Any suggestions on how to build/materials needed to build the screen frames?


----------



## kennykenny (Sep 23, 2007)

pmd said:


> I would use fiberglass screen and recommend the brands Phifer or New York wire. Also you need to get Patio/Pool screen from them. Those brands are made for pool enclosures and screen rooms, it is thicker than "window" screen.
> 
> You should use aluminum extrusion that is made for screen. Alcoa extrudes this type of aluminum, it contains a spline grove to accept the spline to tighten the screen panel. If you practice rolling screen into the grove you can learn how to tighten properly and avoid bubbles and loose spots in your screen.
> 
> Look at attached picture.


I like the idea of possibly using aluminum extrusions. Can you help direct me to where and the type to use for screens?
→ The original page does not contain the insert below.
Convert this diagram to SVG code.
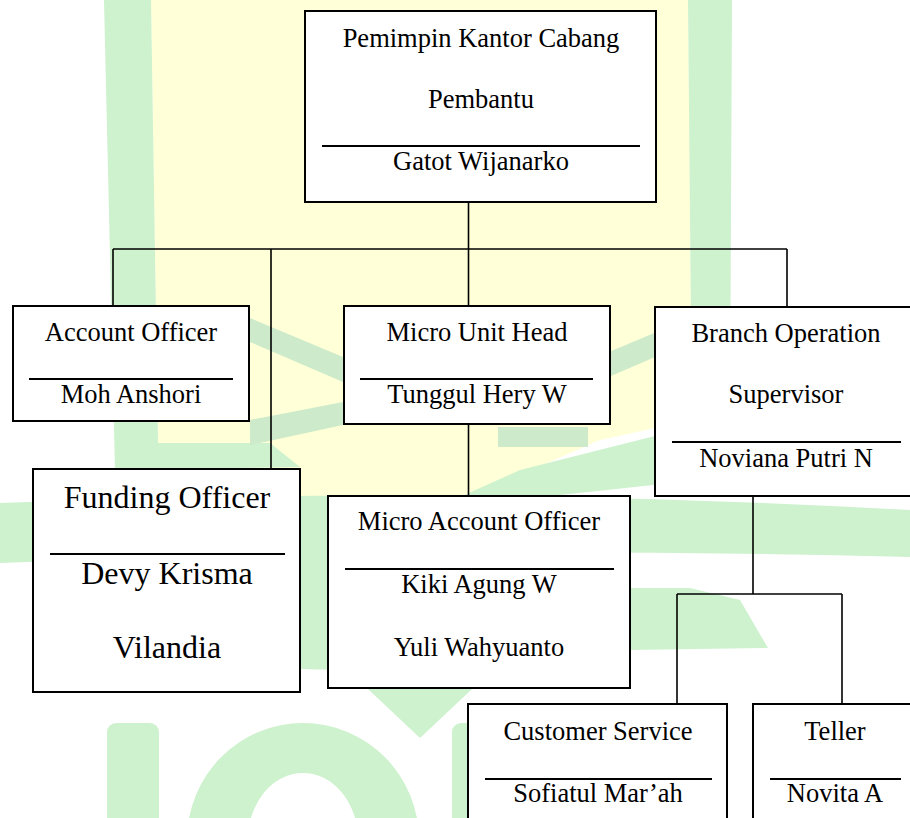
<svg xmlns="http://www.w3.org/2000/svg" width="910" height="818" viewBox="0 0 910 818">
<style>
.bg{fill:#ffffff}
.wy{fill:#ffffd8}
.wg{fill:#cdf2cd}
.ws{fill:#cdebcb}
.box{fill:#ffffff;stroke:#000;stroke-width:2}
.sep{stroke:#000;stroke-width:2.2}
.con{stroke:#000;stroke-width:1.6;fill:none}
text{font-family:"Liberation Serif","Times New Roman",serif;font-size:26.5px;fill:#000;text-anchor:middle}
.big{font-size:32px}
</style>
<rect class="bg" x="0" y="0" width="910" height="818"/>
<g id="watermark">
  <polygon class="wy" points="151,0 688,0 692,420 600,440 470,497 300,497 158,443"/>
  <polygon class="wg" points="104,0 151,0 158,443 270,443 300,467 115,470"/>
  <polygon class="wg" points="688,0 732,0 730,420 692,430"/>
  <polygon class="ws" points="250,318 343,357 343,382 250,342"/>
  <polygon class="ws" points="250,420 343,402 343,425 250,445"/>
  <polygon class="ws" points="597,357 690,318 690,342 597,382"/>
  <polygon class="ws" points="498,427 588,427 588,447 498,447"/>
  <polygon class="wg" points="460,497 520,470 655,436 700,430 700,480 560,495"/>
  <path class="wg" d="M0,503 Q455,485 910,510 L910,557 Q455,545 0,563 Z"/>
  <polygon class="wg" points="260,540 340,540 340,670 260,668"/>
  <polygon class="wg" points="630,588 690,588 740,600 768,648 630,650"/>
  <polygon class="wg" points="368,689 472,689 420,738"/>
  <rect class="wg" x="107" y="723" width="52" height="120" rx="9"/>
  <path class="wg" fill-rule="evenodd" d="M187,840 A116,117 0 0 1 419,840 A116,117 0 0 1 187,840 Z M248,840 A55,67 0 0 0 358,840 A55,67 0 0 0 248,840 Z"/>
  <rect class="wg" x="452" y="723" width="50" height="120" rx="9"/>
</g>
<g id="connectors">
  <line class="con" x1="468.5" y1="202" x2="468.5" y2="306"/>
  <line class="con" x1="113" y1="249" x2="787" y2="249"/>
  <line class="con" x1="113" y1="249" x2="113" y2="306"/>
  <line class="con" x1="271" y1="249" x2="271" y2="469"/>
  <line class="con" x1="787" y1="249" x2="787" y2="307"/>
  <line class="con" x1="468.5" y1="424" x2="468.5" y2="496"/>
  <line class="con" x1="753" y1="496" x2="753" y2="594"/>
  <line class="con" x1="677" y1="594" x2="842" y2="594"/>
  <line class="con" x1="677" y1="594" x2="677" y2="704"/>
  <line class="con" x1="842" y1="594" x2="842" y2="704"/>
</g>
<g id="pimpinan">
  <rect class="box" x="305" y="11" width="351" height="191"/>
  <line class="sep" x1="322" y1="146" x2="640" y2="146"/>
  <text x="481" y="47">Pemimpin Kantor Cabang</text>
  <text x="481" y="108">Pembantu</text>
  <text x="481" y="170">Gatot Wijanarko</text>
</g>
<g id="account-officer">
  <rect class="box" x="13" y="306" width="236" height="115"/>
  <line class="sep" x1="29" y1="379" x2="233" y2="379"/>
  <text x="131" y="341">Account Officer</text>
  <text x="131" y="403">Moh Anshori</text>
</g>
<g id="micro-unit-head">
  <rect class="box" x="344" y="306" width="266" height="118"/>
  <line class="sep" x1="360" y1="379" x2="593" y2="379"/>
  <text x="477" y="341">Micro Unit Head</text>
  <text x="477" y="403">Tunggul Hery W</text>
</g>
<g id="branch-operation">
  <rect class="box" x="655" y="307" width="262" height="189"/>
  <line class="sep" x1="672" y1="442" x2="901" y2="442"/>
  <text x="786" y="342">Branch Operation</text>
  <text x="786" y="403">Supervisor</text>
  <text x="786" y="467">Noviana Putri N</text>
</g>
<g id="funding-officer">
  <rect class="box" x="33" y="469" width="267" height="223"/>
  <line class="sep" x1="50" y1="554" x2="285" y2="554"/>
  <text class="big" x="167" y="508">Funding Officer</text>
  <text class="big" x="167" y="584">Devy Krisma</text>
  <text class="big" x="167" y="658">Vilandia</text>
</g>
<g id="micro-account-officer">
  <rect class="box" x="328" y="496" width="302" height="192"/>
  <line class="sep" x1="345" y1="569" x2="614" y2="569"/>
  <text x="479" y="530">Micro Account Officer</text>
  <text x="479" y="593">Kiki Agung W</text>
  <text x="479" y="656">Yuli Wahyuanto</text>
</g>
<g id="customer-service">
  <rect class="box" x="468" y="704" width="259" height="140"/>
  <line class="sep" x1="485" y1="779" x2="712" y2="779"/>
  <text x="598" y="740">Customer Service</text>
  <text x="598" y="802">Sofiatul Mar’ah</text>
</g>
<g id="teller">
  <rect class="box" x="753" y="704" width="164" height="140"/>
  <line class="sep" x1="770" y1="779" x2="901" y2="779"/>
  <text x="835" y="740">Teller</text>
  <text x="835" y="802">Novita A</text>
</g>
</svg>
Thanks!


----------



## de-nagorg (Feb 23, 2014)

Not knowing what you have now as for posts and framing I will speculate a bit.
If there is a 4x4 posts and rails. otherwise adjust for your specifics

install a 2x2 on the outside edges of the posts, just flush with the outside face of the post. This will be your main structural support for the screen framing.

Then measure twice and cut once for some 1x2 screen framing, (two identical pieces each), then cut and stretch your screening sandwiched between each frame and fastened on all sides firmly. To make the corners stable, slide the inside vertical piece over the outside horizontal piece, this pattern is carried on to each subsequent corner, and ending back at the first piece at the bottom. You now have a roughly 3 inch filler for the 4x4 posts, which are really 3.75. and devise a fastening to hold the screens in place. 
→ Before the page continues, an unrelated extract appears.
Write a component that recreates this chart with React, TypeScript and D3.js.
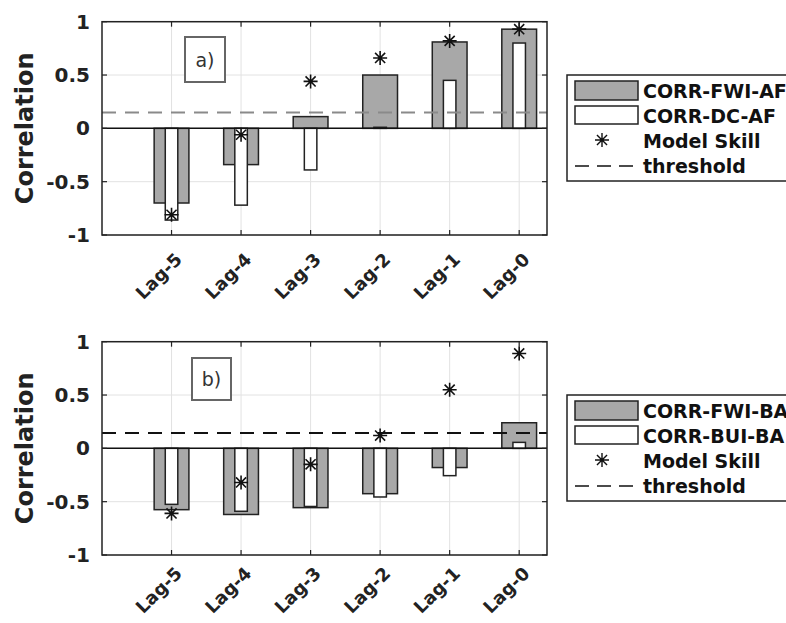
import React from 'react';
import * as d3 from 'd3';

const lags = ['Lag-5', 'Lag-4', 'Lag-3', 'Lag-2', 'Lag-1', 'Lag-0'];
const yTicks = [-1, -0.5, 0, 0.5, 1];

// panel a)
const fwiAf = [-0.70, -0.34, 0.11, 0.50, 0.81, 0.93];
const dcAf = [-0.86, -0.72, -0.39, 0.01, 0.45, 0.80];
const skillA = [-0.81, -0.06, 0.44, 0.66, 0.82, 0.93];
const thresholdA = 0.148;
const legendA = ['CORR-FWI-AF', 'CORR-DC-AF', 'Model Skill', 'threshold'];

// panel b)
const fwiBa = [-0.575, -0.62, -0.556, -0.425, -0.18, 0.24];
const buiBa = [-0.525, -0.59, -0.545, -0.456, -0.256, 0.056];
const skillB = [-0.61, -0.32, -0.15, 0.12, 0.55, 0.89];
const thresholdB = 0.145;
const legendB = ['CORR-FWI-BA', 'CORR-BUI-BA', 'Model Skill', 'threshold'];

const W = 786;
const H = 623;
const left = 102;
const right = 547;
const font = 'DejaVu Sans, sans-serif';
const grayFill = '#a8a8a8';

const x = d3.scaleLinear().domain([0, 6.4]).range([left, right]);
const step = x(1) - x(0);

function starPath(cx, cy, r) {
  const p = d3.path();
  const d = r * 0.72;
  p.moveTo(cx - r, cy); p.lineTo(cx + r, cy);
  p.moveTo(cx, cy - r); p.lineTo(cx, cy + r);
  p.moveTo(cx - d, cy - d); p.lineTo(cx + d, cy + d);
  p.moveTo(cx - d, cy + d); p.lineTo(cx + d, cy - d);
  return p.toString();
}

function Panel({ top, bottom, wide, narrow, skill, threshold, thrColor, label, labelBox, legend, legendTop, lagDy }) {
  const y = d3.scaleLinear().domain([-1, 1]).range([bottom, top]);
  const y0 = y(0);
  return (
    <g>
      {/* grid */}
      {lags.map((l, i) => (
        <line key={'gx' + i} x1={x(i + 1)} x2={x(i + 1)} y1={top} y2={bottom} stroke="#e2e2e2" strokeWidth={1} />
      ))}
      {yTicks.map((t) => (
        <line key={'gy' + t} x1={left} x2={right} y1={y(t)} y2={y(t)} stroke="#e2e2e2" strokeWidth={1} />
      ))}
      {/* bars */}
      {wide.map((v, i) => (
        <rect key={'w' + i} x={x(i + 1) - step * 0.25} width={step * 0.5}
          y={Math.min(y(v), y0)} height={Math.abs(y(v) - y0)}
          fill={grayFill} stroke="#222" strokeWidth={1.5} />
      ))}
      {narrow.map((v, i) => (
        <rect key={'n' + i} x={x(i + 1) - step * 0.09} width={step * 0.18}
          y={Math.min(y(v), y0)} height={Math.max(Math.abs(y(v) - y0), 0.5)}
          fill="#fff" stroke="#222" strokeWidth={1.5} />
      ))}
      <line x1={left} x2={right} y1={y0} y2={y0} stroke="#111" strokeWidth={1.5} />
      <line x1={left} x2={right} y1={y(threshold)} y2={y(threshold)} stroke={thrColor}
        strokeWidth={2} strokeDasharray="14,9" />
      {skill.map((v, i) => (
        <path key={'s' + i} d={starPath(x(i + 1), y(v), 7)} stroke="#111" strokeWidth={1.6} fill="none" />
      ))}
      {/* axes box + ticks */}
      <rect x={left} y={top} width={right - left} height={bottom - top} fill="none" stroke="#222" strokeWidth={1.5} />
      {yTicks.map((t) => (
        <g key={'ty' + t}>
          <line x1={left} x2={left + 5} y1={y(t)} y2={y(t)} stroke="#222" strokeWidth={1.2} />
          <line x1={right - 5} x2={right} y1={y(t)} y2={y(t)} stroke="#222" strokeWidth={1.2} />
          <text x={90} y={y(t)} textAnchor="end" dominantBaseline="central" fontFamily={font}
            fontWeight="bold" fontSize={20} fill="#222">{t}</text>
        </g>
      ))}
      {lags.map((l, i) => (
        <g key={'tx' + i}>
          <line x1={x(i + 1)} x2={x(i + 1)} y1={bottom} y2={bottom - 5} stroke="#222" strokeWidth={1.2} />
          <line x1={x(i + 1)} x2={x(i + 1)} y1={top} y2={top + 5} stroke="#222" strokeWidth={1.2} />
          <text transform={`translate(${x(i + 1) + 7},${bottom + lagDy}) rotate(-45)`} textAnchor="end"
            dominantBaseline="central" fontFamily={font} fontWeight="bold" fontSize={18} fill="#222">{l}</text>
        </g>
      ))}
      <text transform={`translate(25,${y0}) rotate(-90)`} textAnchor="middle" dominantBaseline="central"
        fontFamily={font} fontWeight="bold" fontSize={24} fill="#222">Correlation</text>
      {/* panel label */}
      <rect x={labelBox[0]} y={labelBox[1]} width={labelBox[2]} height={labelBox[3]} fill="#fff"
        stroke="#666" strokeWidth={2} />
      <text x={labelBox[0] + labelBox[2] / 2} y={labelBox[1] + labelBox[3] / 2} textAnchor="middle"
        dominantBaseline="central" fontFamily={font} fontSize={19} fill="#333">{label}</text>
      {/* legend */}
      <g transform={`translate(567,${legendTop})`}>
        <rect x={0} y={0} width={260} height={106} fill="#fff" stroke="#222" strokeWidth={1.5} />
        <rect x={8} y={6} width={63} height={19} fill={grayFill} stroke="#222" strokeWidth={1.5} />
        <rect x={8} y={31} width={63} height={18} fill="#fff" stroke="#222" strokeWidth={1.5} />
        <path d={starPath(35, 65, 7)} stroke="#111" strokeWidth={1.4} fill="none" />
        <line x1={8} x2={71} y1={91} y2={91} stroke="#111" strokeWidth={1.3} strokeDasharray="14,8" />
        {legend.map((t, i) => (
          <text key={t} x={76} y={15.5 + i * 25.3} dominantBaseline="central" fontFamily={font}
            fontWeight="bold" fontSize={19} fill="#111">{t}</text>
        ))}
      </g>
    </g>
  );
}

export default function App() {
  return (
    <svg width={W} height={H} style={{ position: 'absolute', left: 0, top: 0, background: '#fff' }}>
      <Panel top={21.7} bottom={235} wide={fwiAf} narrow={dcAf} skill={skillA} threshold={thresholdA}
        thrColor="#8a8a8a" label="a)" labelBox={[185, 37, 40, 45]} legend={legendA} legendTop={75} lagDy={21} />
      <Panel top={341.7} bottom={555} wide={fwiBa} narrow={buiBa} skill={skillB} threshold={thresholdB}
        thrColor="#111" label="b)" labelBox={[192, 358, 39, 42]} legend={legendB} legendTop={395} lagDy={15} />
    </svg>
  );
}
Use a weather resistant lumber, such as cedar, redwood, pressure treated, etc.

ED


----------



## kennykenny (Sep 23, 2007)

Thanks. Upon further thinking, I would like to make the screens removable to aid in easier cleaning and/or replacement. I'm sure that this would make a difference in the construction.


----------



## kennykenny (Sep 23, 2007)

Any suggestions on where to look for the "best prices" on purchasing the screen?


----------



## de-nagorg (Feb 23, 2014)

kennykenny said:


> Thanks. Upon further thinking, I would like to make the screens removable to aid in easier cleaning and/or replacement. I'm sure that this would make a difference in the construction.


With my suggestion above they are fully removable, you just need to use the proper attachment hardware.

Find what works for you at any decent hardware store.


ED


----------



## kennykenny (Sep 23, 2007)

I have heard of velco type screens. Has anyone used them? Sources? 
Also was checking to see if there were options to install screens and then possibly have some sort of cover that can be put over the screens when the weather turns colder? Maybe some sort of rolled up covers that can be dropped to cover the screens? Or something else? Thanks! Just looking for options.


----------



## allston513 (May 13, 2015)

I am looking into screen in the top portion of a small porch ... Has anyone had experience with this stuff? CRL ScreenEze Patio Screen Frame (part no. SE96W @ technologylk)

It looks quite a bit easier than choosing the framing, spline, AND screen... 

I have been poking around different sites all morning; this one seems to carry everything needed to build a screen enclosure but there are a lot of different options for extrusions and it honestly seems a bit confusing/complicated.


----------